Enfin, l’article « Où sont les femmes ? » d’Hubert Artus, qui clôt cette troisième partie, m’a moins convaincue. Je l’ai trouvé assez superficiel, et surtout il m’a donné le sentiment de vouloir à tout prix absoudre l’œuvre de Tolkien de tout défaut, même les plus évidents, en cherchant à trouver une place importante aux personnages féminins dans l’histoire, alors qu’elles sont bel et bien reléguées au second plan.
Selon moi, on peut tout simplement le reconnaître, tout en sachant que de ce point de vue Tolkien était un auteur de son époque. Je trouve qu’il est un peu trop optimiste de le voir comme un féministe en avance sur son temps, en lui tricotant des intentions sur la base des quelques lignes d’intrigue attribuées aux trois femmes du Seigneur des anneaux.
« Influence et descendance »
L’article « La saga d’une succession » de Fabrice Colin souligne notamment que les caractéristiques qui nous semblent aller de soi dans la fantasy depuis des années (mythologie, intrigues géopolitiques, créatures diverses, découpage en tomes) ne l’étaient pas avant Tolkien.
Toutefois, j’ai été un peu agacée par l’encart méprisant sur Harry Potter, qui présente cette œuvre comme un succédané faiblard du Seigneur des anneaux.

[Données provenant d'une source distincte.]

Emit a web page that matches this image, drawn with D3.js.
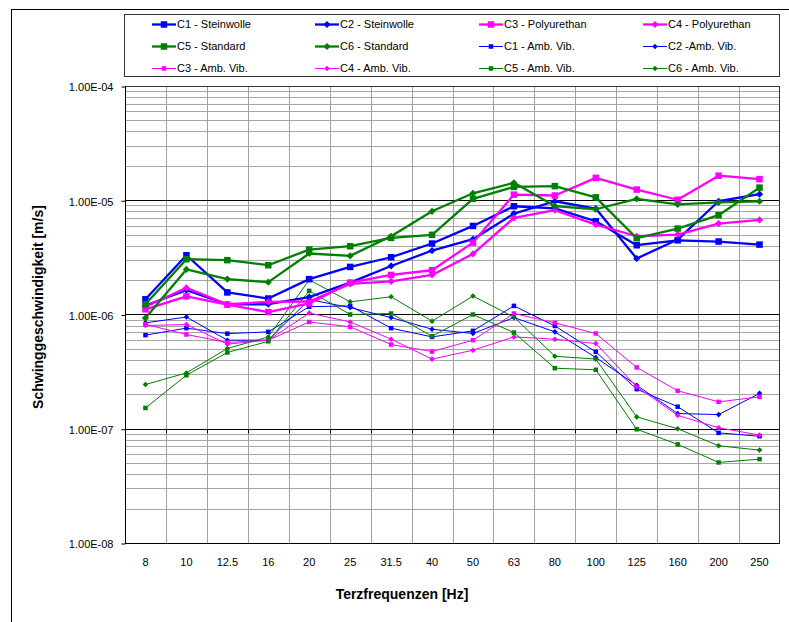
<!DOCTYPE html>
<html>
<head>
<meta charset="utf-8">
<script src="https://cdn.jsdelivr.net/npm/d3@7"></script>
<style>
  html, body { margin: 0; padding: 0; background: #fff; }
  svg { display: block; font-family: "Liberation Sans", Arial, sans-serif; }
</style>
</head>
<body>
<svg id="chart" width="789" height="622"></svg>
<script>
// ---------- data ----------
const categories = ["8","10","12.5","16","20","25","31.5","40","50","63","80","100","125","160","200","250"];
const yTickValues = [1e-8, 1e-7, 1e-6, 1e-5, 1e-4];
const yTickLabels = ["1.00E-08","1.00E-07","1.00E-06","1.00E-05","1.00E-04"];

const c1Stein = [1.36e-6, 3.3e-6, 1.56e-6, 1.38e-6, 2.04e-6, 2.61e-6, 3.17e-6, 4.18e-6, 5.96e-6, 8.86e-6, 8.5e-6, 6.55e-6, 4.04e-6, 4.46e-6, 4.35e-6, 4.09e-6];
const c2Stein = [1.2e-6, 1.63e-6, 1.23e-6, 1.23e-6, 1.42e-6, 1.9e-6, 2.66e-6, 3.63e-6, 4.56e-6, 7.64e-6, 9.8e-6, 8.46e-6, 3.09e-6, 4.53e-6, 9.8e-6, 1.13e-5];
const c3Poly  = [1.11e-6, 1.44e-6, 1.22e-6, 1.05e-6, 1.25e-6, 1.9e-6, 2.22e-6, 2.44e-6, 4.26e-6, 1.12e-5, 1.1e-5, 1.57e-5, 1.24e-5, 1.01e-5, 1.64e-5, 1.53e-5];
const c4Poly  = [1.17e-6, 1.71e-6, 1.23e-6, 1.29e-6, 1.3e-6, 1.85e-6, 1.95e-6, 2.22e-6, 3.39e-6, 7.0e-6, 8.18e-6, 6.12e-6, 4.84e-6, 5.01e-6, 6.25e-6, 6.73e-6];
const c5Std   = [1.23e-6, 3.05e-6, 2.99e-6, 2.7e-6, 3.7e-6, 3.96e-6, 4.68e-6, 4.98e-6, 1.03e-5, 1.31e-5, 1.33e-5, 1.06e-5, 4.65e-6, 5.65e-6, 7.4e-6, 1.29e-5];
const c6Std   = [9.3e-7, 2.48e-6, 2.04e-6, 1.92e-6, 3.42e-6, 3.26e-6, 4.84e-6, 8.0e-6, 1.15e-5, 1.42e-5, 8.9e-6, 8.34e-6, 1.03e-5, 9.2e-6, 9.6e-6, 9.8e-6];
const c1Amb   = [6.6e-7, 7.6e-7, 6.8e-7, 7.05e-7, 1.17e-6, 1.19e-6, 7.59e-7, 6.37e-7, 7.19e-7, 1.19e-6, 7.94e-7, 4.71e-7, 2.22e-7, 1.56e-7, 9.2e-8, 8.6e-8];
const c2Amb   = [8.45e-7, 9.5e-7, 5.96e-7, 5.96e-7, 1.35e-6, 1.15e-6, 9.4e-7, 7.43e-7, 6.82e-7, 9.4e-7, 7.05e-7, 4.2e-7, 2.4e-7, 1.36e-7, 1.33e-7, 2.04e-7];
const c3Amb   = [8.2e-7, 6.68e-7, 5.69e-7, 5.96e-7, 8.6e-7, 7.8e-7, 5.46e-7, 4.74e-7, 5.96e-7, 1.02e-6, 8.45e-7, 6.82e-7, 3.44e-7, 2.15e-7, 1.72e-7, 1.9e-7];
const c4Amb   = [8.0e-7, 8.17e-7, 5.5e-7, 5.96e-7, 1.03e-6, 8.6e-7, 6.08e-7, 4.07e-7, 4.87e-7, 6.37e-7, 6.08e-7, 5.57e-7, 2.33e-7, 1.31e-7, 1.02e-7, 8.8e-8];
const c5Amb   = [1.52e-7, 2.94e-7, 4.65e-7, 5.83e-7, 1.61e-6, 1.0e-6, 1.02e-6, 6.46e-7, 1.0e-6, 6.95e-7, 3.39e-7, 3.28e-7, 9.9e-8, 7.3e-8, 5.07e-8, 5.42e-8];
const c6Amb   = [2.44e-7, 3.08e-7, 5.04e-7, 6.37e-7, 2.01e-6, 1.29e-6, 1.43e-6, 8.74e-7, 1.45e-6, 9.5e-7, 4.31e-7, 4.07e-7, 1.27e-7, 1.0e-7, 7.1e-8, 6.5e-8];

const seriesNames = ["C1 - Steinwolle","C2 - Steinwolle","C3 - Polyurethan","C4 - Polyurethan",
                     "C5 - Standard","C6 - Standard","C1 - Amb. Vib.","C2 -Amb. Vib.",
                     "C3 - Amb. Vib.","C4 - Amb. Vib.","C5 - Amb. Vib.","C6 - Amb. Vib."];
const seriesValues = [c1Stein, c2Stein, c3Poly, c4Poly, c5Std, c6Std, c1Amb, c2Amb, c3Amb, c4Amb, c5Amb, c6Amb];
const seriesColors = ["#0000ff","#0000ff","#ff00ff","#ff00ff","#008000","#008000",
                      "#0000ff","#0000ff","#ff00ff","#ff00ff","#008000","#008000"];
const seriesMarkers = ["square","diamond","square","diamond","square","diamond",
                       "square","diamond","square","diamond","square","diamond"];
const seriesThick = [true,true,true,true,true,true,false,false,false,false,false,false];

const series = seriesNames.map((n, i) => ({
  name: n, values: seriesValues[i], color: seriesColors[i],
  marker: seriesMarkers[i], thick: seriesThick[i]
}));

// ---------- layout ----------
const svg = d3.select("#chart");
const W = 789, H = 622;
const plot = { left: 125, right: 780, top: 86, bottom: 543 };

svg.append("rect").attr("x", 0).attr("y", 0).attr("width", W).attr("height", H).attr("fill", "#fff");
// outer chart frame (continues past the window)
svg.append("rect").attr("x", 11.5).attr("y", 9.5).attr("width", 900).attr("height", 900)
  .attr("fill", "none").attr("stroke", "#000").attr("stroke-width", 1);

const x = d3.scaleBand().domain(categories).range([plot.left, plot.right]).paddingInner(0).paddingOuter(0);
const y = d3.scaleLog().domain([1e-8, 1e-4]).range([plot.bottom, plot.top]);
const cx = c => x(c) + x.bandwidth() / 2;
const snap = v => Math.round(v) + 0.5;

// minor gridlines
const minors = [];
for (let e = -8; e < -4; e++) for (let m = 2; m <= 9; m++) minors.push(m * Math.pow(10, e));
svg.append("g").selectAll("line").data(minors).join("line")
  .attr("x1", plot.left).attr("x2", plot.right)
  .attr("y1", d => snap(y(d))).attr("y2", d => snap(y(d)))
  .attr("stroke", "#a6a6a6").attr("stroke-width", 1);

// vertical gridlines at category boundaries
svg.append("g").selectAll("line").data(categories.slice(1)).join("line")
  .attr("x1", d => snap(x(d))).attr("x2", d => snap(x(d)))
  .attr("y1", plot.top).attr("y2", plot.bottom)
  .attr("stroke", "#a0a0a0").attr("stroke-width", 1);

// major gridlines
svg.append("g").selectAll("line").data([1e-7, 1e-6, 1e-5]).join("line")
  .attr("x1", plot.left).attr("x2", plot.right)
  .attr("y1", d => snap(y(d))).attr("y2", d => snap(y(d)))
  .attr("stroke", "#000").attr("stroke-width", 1);

// plot frame
svg.append("rect")
  .attr("x", plot.left + 0.5).attr("y", plot.top + 0.5)
  .attr("width", plot.right - plot.left - 1).attr("height", plot.bottom - plot.top)
  .attr("fill", "none").attr("stroke", "#333").attr("stroke-width", 1);
svg.append("line").attr("x1", plot.left + 0.5).attr("x2", plot.left + 0.5)
  .attr("y1", plot.top).attr("y2", plot.bottom + 0.5).attr("stroke", "#000");
svg.append("line").attr("x1", plot.left).attr("x2", plot.right)
  .attr("y1", snap(y(1e-8))).attr("y2", snap(y(1e-8))).attr("stroke", "#000");

// y axis (left) with tick labels
const yAxis = d3.axisLeft(y).tickValues(yTickValues)
  .tickFormat((d, i) => yTickLabels[i]).tickSize(4).tickPadding(8);
const gy = svg.append("g").attr("transform", `translate(${plot.left + 0.5},0.5)`).call(yAxis);
gy.select(".domain").remove();
gy.selectAll(".tick line").attr("stroke", "#000");
gy.selectAll(".tick text").attr("font-size", 11).attr("fill", "#000")
  .attr("font-family", '"Liberation Sans", Arial, sans-serif').attr("dy", "0.4em");

// category axis crossing at 1e-7 (ticks at boundaries)
const boundaries = categories.slice(1);
svg.append("g").selectAll("line").data(boundaries).join("line")
  .attr("x1", d => snap(x(d))).attr("x2", d => snap(x(d)))
  .attr("y1", snap(y(1e-7))).attr("y2", snap(y(1e-7)) + 4)
  .attr("stroke", "#000");

// category labels at bottom
svg.append("g").selectAll("text").data(categories).join("text")
  .attr("x", d => cx(d)).attr("y", 566)
  .attr("text-anchor", "middle").attr("font-size", 11).attr("fill", "#000")
  .text(d => d);

// axis titles
svg.append("text").attr("x", 402).attr("y", 599).attr("text-anchor", "middle")
  .attr("font-size", 14).attr("font-weight", "bold").text("Terzfrequenzen [Hz]");
svg.append("text").attr("transform", "translate(43,307) rotate(-90)").attr("text-anchor", "middle")
  .attr("font-size", 14).attr("font-weight", "bold").text("Schwinggeschwindigkeit [m/s]");

// ---------- series ----------
function drawMarker(g, type, px, py, thick, color) {
  if (type === "square") {
    const s = thick ? 6.5 : 4.5;
    g.append("rect").attr("x", px - s / 2).attr("y", py - s / 2).attr("width", s).attr("height", s)
      .attr("fill", color).attr("stroke", "none");
  } else {
    const r = thick ? 3.6 : 2.8;
    g.append("path").attr("d", `M${px},${py - r}L${px + r},${py}L${px},${py + r}L${px - r},${py}Z`)
      .attr("fill", color).attr("stroke", "none");
  }
}

const line = d3.line().x((d, i) => cx(categories[i])).y(d => y(d));
const order = [6,7,8,9,10,11,0,1,2,3,4,5];
order.forEach(si => {
  const s = series[si];
  const g = svg.append("g");
  g.append("path").datum(s.values).attr("d", line)
    .attr("fill", "none").attr("stroke", s.color)
    .attr("stroke-width", s.thick ? 2.3 : 1).attr("stroke-linejoin", "round");
  s.values.forEach((v, i) => drawMarker(g, s.marker, cx(categories[i]), y(v), s.thick, s.color));
});

// ---------- legend ----------
svg.append("rect").attr("x", 124.5).attr("y", 14.5).attr("width", 655).attr("height", 62)
  .attr("fill", "#fff").attr("stroke", "#333").attr("stroke-width", 1);
const colX = [152, 315, 479, 643];
const rowY = [24.5, 46.5, 68.5];
series.forEach((s, i) => {
  const c = i % 4, r = Math.floor(i / 4);
  const g = svg.append("g");
  const x0 = colX[c], yy = rowY[r];
  g.append("line").attr("x1", x0).attr("x2", x0 + 24).attr("y1", yy).attr("y2", yy)
    .attr("stroke", s.color).attr("stroke-width", s.thick ? 2.3 : 1);
  drawMarker(g, s.marker, x0 + 12, yy, s.thick, s.color);
  g.append("text").attr("x", x0 + 25).attr("y", yy).attr("dy", "0.36em")
    .attr("font-size", 11).attr("fill", "#000").text(s.name);
});
</script>
</body>
</html>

Les inspirations sont bien présentes, mais il faut être de bien mauvaise foi pour ne pas reconnaître l’inventivité et le renouveau apporté par cette saga.
Baptiste Liger et Ilan Ferry m’ont fourni de nouvelles pistes de réflexion dans « Adapte-moi si tu peux ». J’ai notamment appris que pour certains, l’adaptation cinématographique de Peter Jackson frôlerait le contre-sens, du fait de sa « fascination pour la guerre ». J’ignorais également que de nombreuses tentatives d’adaptations préalables des livres de Tolkien avaient avorté ou s’étaient avérées plutôt médiocres.
Enfin, les interviews autour de la série d’Amazon Prime m’ont personnellement peu intéressée, car assez superficielles et prévisibles.
Petite critique d’ordre général sur le choix des articles :
Globalement, le contenu de la revue n’est pas très nuancé : c’est un bloc d’éloges sur l’œuvre, qui vient contredire toute possible critique à son égard. Il me semble qu’il aurait été intéressant de présenter également des réflexions ou des débats sur des aspects moins positifs.
À cet égard, l’article « Tolkien vu par », qui présente en quelques lignes les perspectives d’auteurs contemporains de fantasy, permet d’esquisser quelques pistes. Par exemple, comme le souligne Catherine Dufour, les méchants chez Tolkien sont assez caricaturaux, et ce sujet aurait pu donner lieu à une intéressante analyse comparée.